Description of the task: Nothing should be output except the lines from the one containing "Output the component" through the one containing "import * as d3 from 'd3';", both ends included, each repeated exactly.
Start of Data shown
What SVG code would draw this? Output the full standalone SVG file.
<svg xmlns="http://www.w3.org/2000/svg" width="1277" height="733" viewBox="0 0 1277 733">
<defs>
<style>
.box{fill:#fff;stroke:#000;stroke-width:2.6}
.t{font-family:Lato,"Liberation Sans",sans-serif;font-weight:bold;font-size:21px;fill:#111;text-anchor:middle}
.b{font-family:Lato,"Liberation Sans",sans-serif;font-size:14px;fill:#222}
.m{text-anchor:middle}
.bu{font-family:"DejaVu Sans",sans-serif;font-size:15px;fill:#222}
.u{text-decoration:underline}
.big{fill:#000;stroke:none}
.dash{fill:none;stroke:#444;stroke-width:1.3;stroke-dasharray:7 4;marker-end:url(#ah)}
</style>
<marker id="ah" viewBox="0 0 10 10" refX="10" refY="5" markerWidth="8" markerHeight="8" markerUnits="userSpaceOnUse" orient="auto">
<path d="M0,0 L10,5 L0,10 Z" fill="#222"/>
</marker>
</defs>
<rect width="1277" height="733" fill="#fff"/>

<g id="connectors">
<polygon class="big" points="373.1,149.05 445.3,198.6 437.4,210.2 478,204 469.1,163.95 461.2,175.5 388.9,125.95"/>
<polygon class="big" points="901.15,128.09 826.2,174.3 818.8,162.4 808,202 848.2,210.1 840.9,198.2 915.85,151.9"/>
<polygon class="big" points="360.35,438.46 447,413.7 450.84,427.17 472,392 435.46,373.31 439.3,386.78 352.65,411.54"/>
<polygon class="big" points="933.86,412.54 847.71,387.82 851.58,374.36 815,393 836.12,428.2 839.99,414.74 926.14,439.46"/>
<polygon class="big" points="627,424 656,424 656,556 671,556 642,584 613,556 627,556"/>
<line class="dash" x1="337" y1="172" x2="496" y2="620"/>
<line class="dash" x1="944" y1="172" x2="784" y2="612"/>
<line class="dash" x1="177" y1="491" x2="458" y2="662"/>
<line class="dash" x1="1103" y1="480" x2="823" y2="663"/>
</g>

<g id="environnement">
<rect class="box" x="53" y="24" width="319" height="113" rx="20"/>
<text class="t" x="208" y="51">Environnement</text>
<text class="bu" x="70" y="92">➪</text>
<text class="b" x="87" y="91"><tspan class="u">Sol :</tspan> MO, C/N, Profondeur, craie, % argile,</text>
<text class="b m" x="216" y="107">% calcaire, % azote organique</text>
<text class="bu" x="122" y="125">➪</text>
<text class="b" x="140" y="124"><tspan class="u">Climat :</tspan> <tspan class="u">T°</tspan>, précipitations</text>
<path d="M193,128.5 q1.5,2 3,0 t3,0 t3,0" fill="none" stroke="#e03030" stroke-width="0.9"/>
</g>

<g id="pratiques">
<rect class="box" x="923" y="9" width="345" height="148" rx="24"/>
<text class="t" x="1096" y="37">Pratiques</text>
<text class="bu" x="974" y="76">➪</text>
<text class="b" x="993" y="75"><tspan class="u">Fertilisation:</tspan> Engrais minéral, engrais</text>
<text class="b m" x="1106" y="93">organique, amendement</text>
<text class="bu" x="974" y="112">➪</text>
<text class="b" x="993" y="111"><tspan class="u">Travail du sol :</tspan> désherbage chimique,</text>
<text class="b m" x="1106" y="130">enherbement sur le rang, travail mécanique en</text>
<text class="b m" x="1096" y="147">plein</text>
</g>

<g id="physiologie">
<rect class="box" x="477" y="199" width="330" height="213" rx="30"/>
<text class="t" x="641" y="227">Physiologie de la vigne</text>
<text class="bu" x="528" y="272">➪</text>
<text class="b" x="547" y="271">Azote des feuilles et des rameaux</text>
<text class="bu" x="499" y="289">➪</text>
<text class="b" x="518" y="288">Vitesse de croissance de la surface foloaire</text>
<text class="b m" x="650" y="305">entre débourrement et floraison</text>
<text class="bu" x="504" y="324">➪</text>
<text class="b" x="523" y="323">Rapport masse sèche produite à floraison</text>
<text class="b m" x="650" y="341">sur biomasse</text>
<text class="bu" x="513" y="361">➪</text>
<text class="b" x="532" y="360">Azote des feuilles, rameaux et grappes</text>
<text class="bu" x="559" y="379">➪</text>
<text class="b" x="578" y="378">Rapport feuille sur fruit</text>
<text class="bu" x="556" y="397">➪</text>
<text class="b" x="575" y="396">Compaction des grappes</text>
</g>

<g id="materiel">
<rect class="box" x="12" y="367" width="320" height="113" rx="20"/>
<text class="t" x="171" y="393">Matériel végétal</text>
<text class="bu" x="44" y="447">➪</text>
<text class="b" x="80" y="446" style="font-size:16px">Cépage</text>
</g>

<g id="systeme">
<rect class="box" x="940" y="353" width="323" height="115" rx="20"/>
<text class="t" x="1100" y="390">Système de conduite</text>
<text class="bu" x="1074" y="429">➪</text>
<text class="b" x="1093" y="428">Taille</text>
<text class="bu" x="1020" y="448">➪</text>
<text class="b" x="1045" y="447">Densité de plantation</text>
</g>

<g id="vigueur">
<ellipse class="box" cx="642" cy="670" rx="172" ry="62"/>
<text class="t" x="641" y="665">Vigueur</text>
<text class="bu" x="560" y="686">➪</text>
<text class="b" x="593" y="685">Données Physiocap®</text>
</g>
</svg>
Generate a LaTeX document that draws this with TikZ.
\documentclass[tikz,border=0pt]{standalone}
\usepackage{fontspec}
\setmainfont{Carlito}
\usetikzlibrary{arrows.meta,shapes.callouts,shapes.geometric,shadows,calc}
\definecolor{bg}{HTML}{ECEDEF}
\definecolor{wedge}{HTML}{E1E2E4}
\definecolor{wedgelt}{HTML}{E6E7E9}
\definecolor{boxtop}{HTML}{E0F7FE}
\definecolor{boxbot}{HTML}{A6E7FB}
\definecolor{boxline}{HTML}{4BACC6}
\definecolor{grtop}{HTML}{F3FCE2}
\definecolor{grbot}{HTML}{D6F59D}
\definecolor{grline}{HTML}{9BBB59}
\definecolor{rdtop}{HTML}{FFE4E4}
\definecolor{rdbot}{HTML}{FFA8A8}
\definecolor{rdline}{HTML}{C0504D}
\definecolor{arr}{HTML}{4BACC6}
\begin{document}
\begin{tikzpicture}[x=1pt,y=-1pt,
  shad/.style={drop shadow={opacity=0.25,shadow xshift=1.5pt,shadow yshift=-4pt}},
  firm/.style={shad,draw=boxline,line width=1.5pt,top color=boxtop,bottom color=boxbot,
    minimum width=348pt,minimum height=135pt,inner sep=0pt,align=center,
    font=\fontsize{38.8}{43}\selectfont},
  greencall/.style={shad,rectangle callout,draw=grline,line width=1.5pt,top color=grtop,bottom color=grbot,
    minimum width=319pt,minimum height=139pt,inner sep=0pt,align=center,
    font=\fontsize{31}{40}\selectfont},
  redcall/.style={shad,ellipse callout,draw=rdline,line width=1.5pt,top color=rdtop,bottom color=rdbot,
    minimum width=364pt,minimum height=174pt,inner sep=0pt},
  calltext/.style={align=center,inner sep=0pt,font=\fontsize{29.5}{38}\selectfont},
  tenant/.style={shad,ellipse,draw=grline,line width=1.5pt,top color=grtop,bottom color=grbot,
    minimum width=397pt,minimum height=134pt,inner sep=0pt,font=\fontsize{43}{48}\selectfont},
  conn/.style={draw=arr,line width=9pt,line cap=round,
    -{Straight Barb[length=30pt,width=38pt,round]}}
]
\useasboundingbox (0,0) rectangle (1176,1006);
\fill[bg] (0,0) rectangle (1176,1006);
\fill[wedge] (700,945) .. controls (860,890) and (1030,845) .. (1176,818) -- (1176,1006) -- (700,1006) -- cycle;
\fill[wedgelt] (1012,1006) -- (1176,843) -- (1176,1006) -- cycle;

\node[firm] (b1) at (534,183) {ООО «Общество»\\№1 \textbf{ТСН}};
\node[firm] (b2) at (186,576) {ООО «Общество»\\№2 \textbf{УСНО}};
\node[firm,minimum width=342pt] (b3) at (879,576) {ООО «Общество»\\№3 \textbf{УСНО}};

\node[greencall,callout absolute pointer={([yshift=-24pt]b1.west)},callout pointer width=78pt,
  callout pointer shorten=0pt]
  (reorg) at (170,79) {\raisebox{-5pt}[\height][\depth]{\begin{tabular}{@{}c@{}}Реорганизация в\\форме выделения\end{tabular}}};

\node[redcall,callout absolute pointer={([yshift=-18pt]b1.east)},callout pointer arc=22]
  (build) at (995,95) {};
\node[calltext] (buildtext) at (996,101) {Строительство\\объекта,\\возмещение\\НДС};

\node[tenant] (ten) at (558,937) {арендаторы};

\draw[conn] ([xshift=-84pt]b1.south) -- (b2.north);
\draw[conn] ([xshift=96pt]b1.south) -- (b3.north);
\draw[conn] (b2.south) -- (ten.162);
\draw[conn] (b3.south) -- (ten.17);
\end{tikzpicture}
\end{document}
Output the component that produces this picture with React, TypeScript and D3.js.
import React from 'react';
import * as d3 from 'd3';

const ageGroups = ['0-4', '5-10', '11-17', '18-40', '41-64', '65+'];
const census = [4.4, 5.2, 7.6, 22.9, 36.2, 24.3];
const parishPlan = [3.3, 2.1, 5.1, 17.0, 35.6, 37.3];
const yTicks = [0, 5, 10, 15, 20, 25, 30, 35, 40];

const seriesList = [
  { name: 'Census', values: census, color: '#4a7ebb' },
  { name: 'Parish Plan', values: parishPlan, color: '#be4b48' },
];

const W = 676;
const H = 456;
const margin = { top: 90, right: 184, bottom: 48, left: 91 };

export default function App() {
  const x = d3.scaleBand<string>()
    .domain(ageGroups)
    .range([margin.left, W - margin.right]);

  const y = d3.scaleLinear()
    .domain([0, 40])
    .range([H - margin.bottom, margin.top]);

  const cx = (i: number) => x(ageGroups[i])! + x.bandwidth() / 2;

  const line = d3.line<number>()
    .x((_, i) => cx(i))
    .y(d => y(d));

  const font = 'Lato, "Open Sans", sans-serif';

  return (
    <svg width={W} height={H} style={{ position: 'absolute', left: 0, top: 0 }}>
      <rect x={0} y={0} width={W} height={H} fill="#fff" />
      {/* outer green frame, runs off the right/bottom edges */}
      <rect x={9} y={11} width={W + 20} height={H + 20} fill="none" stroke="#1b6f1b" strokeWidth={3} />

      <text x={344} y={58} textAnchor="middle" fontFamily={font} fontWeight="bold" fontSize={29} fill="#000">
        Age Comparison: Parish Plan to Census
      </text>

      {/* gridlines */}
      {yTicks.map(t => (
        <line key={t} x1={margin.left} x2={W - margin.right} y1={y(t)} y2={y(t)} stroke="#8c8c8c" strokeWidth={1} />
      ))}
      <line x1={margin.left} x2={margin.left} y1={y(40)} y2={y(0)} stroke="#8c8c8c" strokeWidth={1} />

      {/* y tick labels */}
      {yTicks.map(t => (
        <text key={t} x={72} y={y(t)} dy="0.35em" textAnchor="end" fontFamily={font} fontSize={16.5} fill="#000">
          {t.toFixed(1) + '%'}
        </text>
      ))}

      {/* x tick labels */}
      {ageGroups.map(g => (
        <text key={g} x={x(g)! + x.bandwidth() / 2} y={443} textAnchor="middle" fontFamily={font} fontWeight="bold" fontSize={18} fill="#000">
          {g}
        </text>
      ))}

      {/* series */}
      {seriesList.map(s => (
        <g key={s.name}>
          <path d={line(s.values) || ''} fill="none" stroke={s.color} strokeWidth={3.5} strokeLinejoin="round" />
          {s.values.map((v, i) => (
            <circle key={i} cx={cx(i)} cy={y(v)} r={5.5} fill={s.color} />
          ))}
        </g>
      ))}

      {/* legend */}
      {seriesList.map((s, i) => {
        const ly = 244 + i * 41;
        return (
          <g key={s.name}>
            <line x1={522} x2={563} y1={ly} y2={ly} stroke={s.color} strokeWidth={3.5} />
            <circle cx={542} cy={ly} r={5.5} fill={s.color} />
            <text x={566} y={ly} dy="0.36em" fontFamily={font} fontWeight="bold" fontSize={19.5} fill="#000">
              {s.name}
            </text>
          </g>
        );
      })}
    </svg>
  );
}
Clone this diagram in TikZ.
End of Data shown
Solution for this problem:
Output the component that produces this picture with React, TypeScript and D3.js.
import React from 'react';
import * as d3 from 'd3';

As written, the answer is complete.